- What needs to be done:
No pictures go into the copy. Write out exactly the lines below from the one containing "Write the React, TypeScript" through the one containing "const wrapped = [false, true, true, true, false];".

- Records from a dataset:
::::::::

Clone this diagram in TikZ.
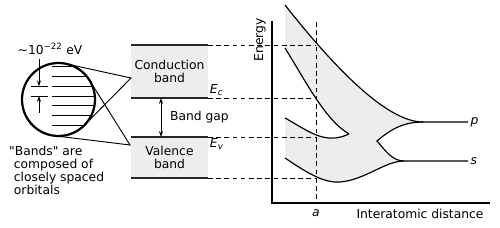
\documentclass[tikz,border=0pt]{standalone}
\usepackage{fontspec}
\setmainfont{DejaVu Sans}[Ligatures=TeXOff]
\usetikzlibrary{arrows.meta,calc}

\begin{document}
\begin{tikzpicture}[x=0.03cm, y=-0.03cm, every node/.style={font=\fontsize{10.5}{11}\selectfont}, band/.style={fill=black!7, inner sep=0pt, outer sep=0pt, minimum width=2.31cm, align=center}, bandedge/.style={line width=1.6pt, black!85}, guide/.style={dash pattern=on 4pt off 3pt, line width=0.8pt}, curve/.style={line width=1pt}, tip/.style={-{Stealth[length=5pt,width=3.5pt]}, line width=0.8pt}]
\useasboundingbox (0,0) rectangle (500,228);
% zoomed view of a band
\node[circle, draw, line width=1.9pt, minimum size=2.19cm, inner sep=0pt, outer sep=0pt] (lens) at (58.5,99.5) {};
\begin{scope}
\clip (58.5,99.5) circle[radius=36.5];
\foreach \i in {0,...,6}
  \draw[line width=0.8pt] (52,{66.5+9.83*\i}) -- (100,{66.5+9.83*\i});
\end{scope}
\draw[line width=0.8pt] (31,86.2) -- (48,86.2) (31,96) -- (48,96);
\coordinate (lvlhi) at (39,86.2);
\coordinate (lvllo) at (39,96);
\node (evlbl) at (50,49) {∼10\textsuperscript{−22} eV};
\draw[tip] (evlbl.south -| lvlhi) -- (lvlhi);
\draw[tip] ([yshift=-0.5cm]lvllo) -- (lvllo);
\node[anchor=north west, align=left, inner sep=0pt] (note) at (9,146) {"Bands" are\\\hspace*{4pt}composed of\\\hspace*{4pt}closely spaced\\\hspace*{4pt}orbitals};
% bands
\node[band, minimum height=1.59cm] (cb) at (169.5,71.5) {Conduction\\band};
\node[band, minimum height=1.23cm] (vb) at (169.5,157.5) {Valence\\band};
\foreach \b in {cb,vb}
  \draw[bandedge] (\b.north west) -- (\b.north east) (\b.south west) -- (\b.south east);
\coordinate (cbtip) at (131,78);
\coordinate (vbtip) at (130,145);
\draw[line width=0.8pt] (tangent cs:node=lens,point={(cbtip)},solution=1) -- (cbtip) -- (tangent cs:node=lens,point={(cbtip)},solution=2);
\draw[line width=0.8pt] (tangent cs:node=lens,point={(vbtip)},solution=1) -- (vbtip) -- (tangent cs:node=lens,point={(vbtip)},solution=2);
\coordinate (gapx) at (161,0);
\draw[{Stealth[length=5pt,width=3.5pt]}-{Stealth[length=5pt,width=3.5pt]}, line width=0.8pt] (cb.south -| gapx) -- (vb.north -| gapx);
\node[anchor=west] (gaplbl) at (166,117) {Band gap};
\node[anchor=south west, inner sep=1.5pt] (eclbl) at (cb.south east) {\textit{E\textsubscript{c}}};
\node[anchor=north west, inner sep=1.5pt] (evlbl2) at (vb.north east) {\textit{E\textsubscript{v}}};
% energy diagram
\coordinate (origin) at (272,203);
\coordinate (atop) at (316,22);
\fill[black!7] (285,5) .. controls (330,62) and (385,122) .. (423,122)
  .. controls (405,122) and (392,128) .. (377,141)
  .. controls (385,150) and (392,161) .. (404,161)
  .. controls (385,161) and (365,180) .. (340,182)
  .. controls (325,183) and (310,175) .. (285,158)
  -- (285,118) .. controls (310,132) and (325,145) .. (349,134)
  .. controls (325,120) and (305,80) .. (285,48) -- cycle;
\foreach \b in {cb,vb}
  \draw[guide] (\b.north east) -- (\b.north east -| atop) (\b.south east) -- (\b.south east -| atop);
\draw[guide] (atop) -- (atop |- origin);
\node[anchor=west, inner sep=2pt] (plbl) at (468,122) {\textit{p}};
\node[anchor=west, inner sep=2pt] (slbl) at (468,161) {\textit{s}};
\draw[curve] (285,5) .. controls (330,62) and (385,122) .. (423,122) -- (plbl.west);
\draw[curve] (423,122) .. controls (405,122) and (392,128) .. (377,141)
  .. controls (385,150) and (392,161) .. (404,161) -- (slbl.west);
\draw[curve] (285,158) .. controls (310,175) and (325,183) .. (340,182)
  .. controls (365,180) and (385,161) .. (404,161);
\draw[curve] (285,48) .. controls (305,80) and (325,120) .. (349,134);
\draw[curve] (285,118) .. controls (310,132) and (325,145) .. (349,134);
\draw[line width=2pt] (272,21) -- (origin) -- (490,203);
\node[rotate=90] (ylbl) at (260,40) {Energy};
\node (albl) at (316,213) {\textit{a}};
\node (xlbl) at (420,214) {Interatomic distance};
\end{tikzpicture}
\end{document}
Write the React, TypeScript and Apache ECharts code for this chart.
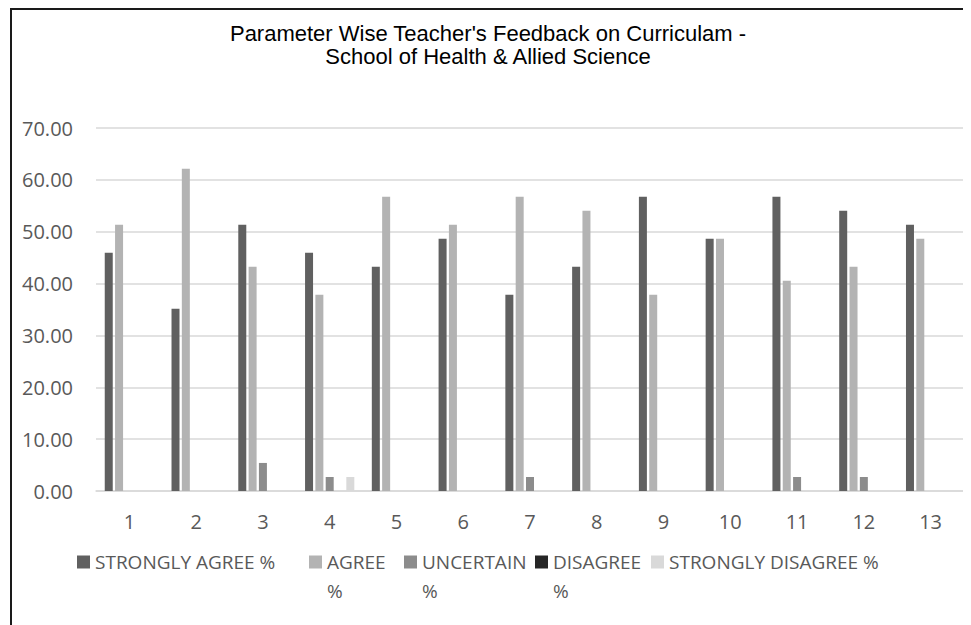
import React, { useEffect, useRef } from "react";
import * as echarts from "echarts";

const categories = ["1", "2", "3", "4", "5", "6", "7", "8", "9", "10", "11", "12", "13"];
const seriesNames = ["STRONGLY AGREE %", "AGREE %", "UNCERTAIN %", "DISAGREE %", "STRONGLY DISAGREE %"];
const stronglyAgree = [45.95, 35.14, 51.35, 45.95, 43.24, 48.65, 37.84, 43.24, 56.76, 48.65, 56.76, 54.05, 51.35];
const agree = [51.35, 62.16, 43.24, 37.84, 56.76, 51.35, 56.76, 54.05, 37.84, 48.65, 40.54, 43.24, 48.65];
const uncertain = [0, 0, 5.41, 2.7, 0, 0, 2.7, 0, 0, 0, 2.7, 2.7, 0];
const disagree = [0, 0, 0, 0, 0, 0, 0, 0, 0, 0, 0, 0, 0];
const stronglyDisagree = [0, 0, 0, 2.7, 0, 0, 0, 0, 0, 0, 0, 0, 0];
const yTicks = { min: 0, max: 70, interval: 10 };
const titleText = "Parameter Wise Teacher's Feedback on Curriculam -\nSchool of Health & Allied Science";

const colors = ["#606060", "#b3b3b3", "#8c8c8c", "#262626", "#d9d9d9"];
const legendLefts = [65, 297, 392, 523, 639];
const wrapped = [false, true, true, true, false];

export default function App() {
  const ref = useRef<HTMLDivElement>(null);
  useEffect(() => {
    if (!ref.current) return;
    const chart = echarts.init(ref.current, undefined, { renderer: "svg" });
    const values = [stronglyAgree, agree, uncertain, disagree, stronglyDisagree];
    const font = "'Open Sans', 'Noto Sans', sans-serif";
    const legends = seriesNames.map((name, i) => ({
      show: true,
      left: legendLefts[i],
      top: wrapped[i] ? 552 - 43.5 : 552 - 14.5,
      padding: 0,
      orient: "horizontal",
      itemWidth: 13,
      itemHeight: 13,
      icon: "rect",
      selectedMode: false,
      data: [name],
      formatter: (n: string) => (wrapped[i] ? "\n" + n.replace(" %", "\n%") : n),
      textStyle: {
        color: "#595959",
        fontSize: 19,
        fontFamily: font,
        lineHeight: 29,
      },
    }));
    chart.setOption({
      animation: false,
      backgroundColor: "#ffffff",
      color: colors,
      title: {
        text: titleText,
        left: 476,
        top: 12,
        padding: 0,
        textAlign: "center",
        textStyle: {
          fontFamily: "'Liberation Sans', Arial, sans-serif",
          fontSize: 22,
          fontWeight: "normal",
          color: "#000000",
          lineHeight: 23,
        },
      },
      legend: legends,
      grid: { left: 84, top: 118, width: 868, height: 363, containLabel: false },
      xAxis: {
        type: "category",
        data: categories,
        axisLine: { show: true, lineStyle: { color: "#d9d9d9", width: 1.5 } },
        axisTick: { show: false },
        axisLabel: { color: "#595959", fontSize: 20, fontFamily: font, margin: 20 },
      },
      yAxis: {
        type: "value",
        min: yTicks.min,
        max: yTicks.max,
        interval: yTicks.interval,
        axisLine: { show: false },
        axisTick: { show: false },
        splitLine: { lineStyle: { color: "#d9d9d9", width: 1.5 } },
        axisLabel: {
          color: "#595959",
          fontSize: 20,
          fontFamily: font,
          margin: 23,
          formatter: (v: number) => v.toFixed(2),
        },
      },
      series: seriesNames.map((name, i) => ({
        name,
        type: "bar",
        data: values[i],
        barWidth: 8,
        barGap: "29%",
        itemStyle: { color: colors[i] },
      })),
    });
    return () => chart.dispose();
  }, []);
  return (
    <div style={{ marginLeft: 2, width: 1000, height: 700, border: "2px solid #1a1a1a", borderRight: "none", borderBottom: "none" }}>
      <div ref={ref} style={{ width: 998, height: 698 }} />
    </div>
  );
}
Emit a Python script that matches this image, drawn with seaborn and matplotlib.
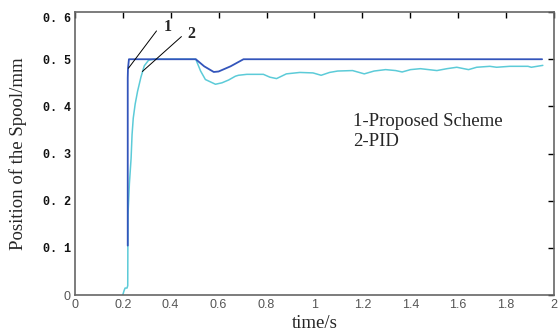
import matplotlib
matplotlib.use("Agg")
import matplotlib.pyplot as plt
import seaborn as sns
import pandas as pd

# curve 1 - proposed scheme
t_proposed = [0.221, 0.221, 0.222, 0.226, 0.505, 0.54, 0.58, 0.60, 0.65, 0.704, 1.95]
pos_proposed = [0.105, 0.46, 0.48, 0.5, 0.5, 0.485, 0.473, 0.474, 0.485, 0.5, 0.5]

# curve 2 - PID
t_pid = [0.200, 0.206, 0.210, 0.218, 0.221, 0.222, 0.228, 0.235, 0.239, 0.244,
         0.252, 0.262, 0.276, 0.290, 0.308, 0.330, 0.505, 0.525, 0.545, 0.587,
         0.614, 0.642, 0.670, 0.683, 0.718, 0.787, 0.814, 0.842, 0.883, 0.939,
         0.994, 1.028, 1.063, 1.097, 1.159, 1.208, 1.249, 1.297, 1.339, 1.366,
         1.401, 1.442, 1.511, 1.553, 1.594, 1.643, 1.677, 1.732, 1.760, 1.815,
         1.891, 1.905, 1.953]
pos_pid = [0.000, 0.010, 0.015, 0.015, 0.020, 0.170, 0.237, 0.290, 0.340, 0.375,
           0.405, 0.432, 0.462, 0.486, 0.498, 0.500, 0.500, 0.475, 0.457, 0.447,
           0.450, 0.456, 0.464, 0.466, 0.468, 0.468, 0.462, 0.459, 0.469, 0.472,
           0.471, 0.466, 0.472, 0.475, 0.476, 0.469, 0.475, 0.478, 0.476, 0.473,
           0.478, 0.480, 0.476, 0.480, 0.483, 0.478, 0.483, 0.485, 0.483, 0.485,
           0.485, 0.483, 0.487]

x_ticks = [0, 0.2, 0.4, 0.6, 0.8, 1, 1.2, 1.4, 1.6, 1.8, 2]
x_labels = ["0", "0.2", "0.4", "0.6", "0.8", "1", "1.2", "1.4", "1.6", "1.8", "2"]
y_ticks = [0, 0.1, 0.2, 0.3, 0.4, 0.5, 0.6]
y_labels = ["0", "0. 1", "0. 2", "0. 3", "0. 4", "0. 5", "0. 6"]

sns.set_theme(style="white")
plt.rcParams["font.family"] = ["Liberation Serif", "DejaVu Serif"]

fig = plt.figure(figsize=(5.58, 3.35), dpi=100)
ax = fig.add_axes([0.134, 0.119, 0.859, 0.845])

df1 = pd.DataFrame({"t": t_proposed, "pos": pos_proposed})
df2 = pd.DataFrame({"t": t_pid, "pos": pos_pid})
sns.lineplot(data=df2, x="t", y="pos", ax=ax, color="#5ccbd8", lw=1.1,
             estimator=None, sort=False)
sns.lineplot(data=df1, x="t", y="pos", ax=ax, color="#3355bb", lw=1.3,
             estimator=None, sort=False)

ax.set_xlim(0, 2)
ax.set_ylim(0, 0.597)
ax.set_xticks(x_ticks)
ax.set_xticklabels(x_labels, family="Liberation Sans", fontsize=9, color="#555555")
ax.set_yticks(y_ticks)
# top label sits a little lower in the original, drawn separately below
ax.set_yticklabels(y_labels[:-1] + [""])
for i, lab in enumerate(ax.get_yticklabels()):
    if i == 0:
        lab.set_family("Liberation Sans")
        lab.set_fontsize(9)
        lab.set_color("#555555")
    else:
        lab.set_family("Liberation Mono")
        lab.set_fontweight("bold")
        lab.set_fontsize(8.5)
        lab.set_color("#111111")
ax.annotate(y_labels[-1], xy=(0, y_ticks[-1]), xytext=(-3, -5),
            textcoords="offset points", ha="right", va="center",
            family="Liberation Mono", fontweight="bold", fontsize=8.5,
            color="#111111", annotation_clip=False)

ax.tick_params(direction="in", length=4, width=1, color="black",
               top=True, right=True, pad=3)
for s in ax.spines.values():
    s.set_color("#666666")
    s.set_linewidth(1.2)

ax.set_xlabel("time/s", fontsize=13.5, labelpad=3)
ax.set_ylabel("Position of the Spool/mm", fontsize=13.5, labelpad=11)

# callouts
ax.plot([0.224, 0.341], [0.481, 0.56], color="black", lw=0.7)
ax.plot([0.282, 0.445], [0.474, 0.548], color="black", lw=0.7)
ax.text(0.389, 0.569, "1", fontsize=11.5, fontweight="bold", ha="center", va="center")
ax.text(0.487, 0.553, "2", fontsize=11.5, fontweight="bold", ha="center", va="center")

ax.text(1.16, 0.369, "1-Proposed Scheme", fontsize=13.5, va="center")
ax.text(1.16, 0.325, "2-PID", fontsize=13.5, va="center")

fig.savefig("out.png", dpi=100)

::::::::

- Solution below:
Write the React, TypeScript and Apache ECharts code for this chart.
import React, { useEffect, useRef } from "react";
import * as echarts from "echarts";

const categories = ["1", "2", "3", "4", "5", "6", "7", "8", "9", "10", "11", "12", "13"];
const seriesNames = ["STRONGLY AGREE %", "AGREE %", "UNCERTAIN %", "DISAGREE %", "STRONGLY DISAGREE %"];
const stronglyAgree = [45.95, 35.14, 51.35, 45.95, 43.24, 48.65, 37.84, 43.24, 56.76, 48.65, 56.76, 54.05, 51.35];
const agree = [51.35, 62.16, 43.24, 37.84, 56.76, 51.35, 56.76, 54.05, 37.84, 48.65, 40.54, 43.24, 48.65];
const uncertain = [0, 0, 5.41, 2.7, 0, 0, 2.7, 0, 0, 0, 2.7, 2.7, 0];
const disagree = [0, 0, 0, 0, 0, 0, 0, 0, 0, 0, 0, 0, 0];
const stronglyDisagree = [0, 0, 0, 2.7, 0, 0, 0, 0, 0, 0, 0, 0, 0];
const yTicks = { min: 0, max: 70, interval: 10 };
const titleText = "Parameter Wise Teacher's Feedback on Curriculam -\nSchool of Health & Allied Science";

const colors = ["#606060", "#b3b3b3", "#8c8c8c", "#262626", "#d9d9d9"];
const legendLefts = [65, 297, 392, 523, 639];
const wrapped = [false, true, true, true, false];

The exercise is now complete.